An impression starts
Someday soon revealed.
We live in these worlds of layering, dancing in and out of truth and lies and all in between. Today I have a bit of a creative block and lack of anything and everything. I picked up my water colors and thought I just don’t care nothing matters blah blah its all futile its all pointless. I choose not to allow my mind to continue down that path as it does daily, I choose instead to take a brisk walk out in the snowy dunes surrounding the house and feel the life around me even frozen in its state. Picked up some nourishment on the way back to the house sat at my desk and grabbed my pad and decided something digital maybe. Then just allowed the mind to be free, listening to music, and start scribbling after all I must teach myself to become comfortable with my digital arts as well so why not practice some more. I must admit though I’m still a canvas person and getting your hands dirty in the oils and pigments. The scent the feel the atmosphere of just you and them. I still feel disconnected from my digital attempts, but I am enjoying the learning process. Now if I could get away from millions of layers, I’ll evolve some more, I think. Just kidding not millions but it can give that impression when scrolling through and adjusting things. I see why so many love it though the ease and quickness you can play and adjust and manipulate your subjects is rather nice. You can erase and manipulate what you will when you desire.

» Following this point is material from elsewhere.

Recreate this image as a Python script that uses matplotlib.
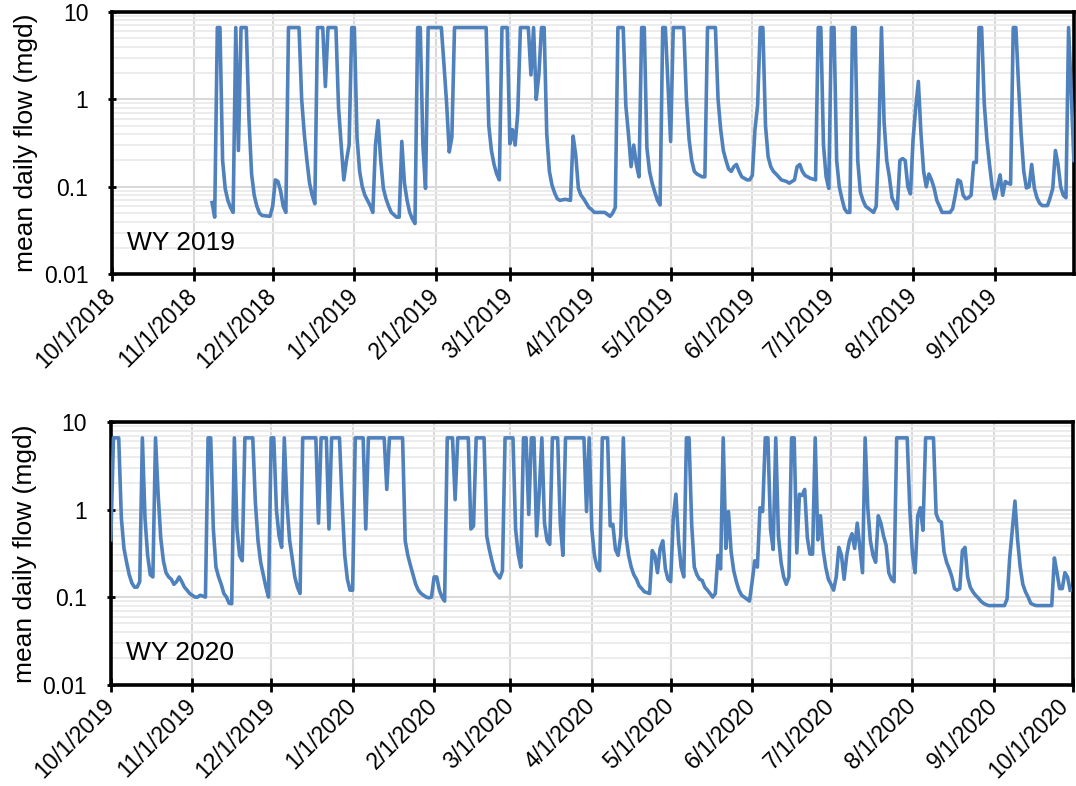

But something still sticks with me layers, upon layers and even more layers. I did what I do best and thought of human layers, our histories, politics, emotions, lives, beliefs, surfaces, clothing and so much more. Rabbit hole alert so I stop and say this character evolved from my scribbling and I kind of liked his quirky layers. I then was inspired to include a little white lies of life haiku, which sums up what I felt while sketching. I think part of me wanted to title this work “Smoke and a Bun” Maybe I still should the haiku is separate lol.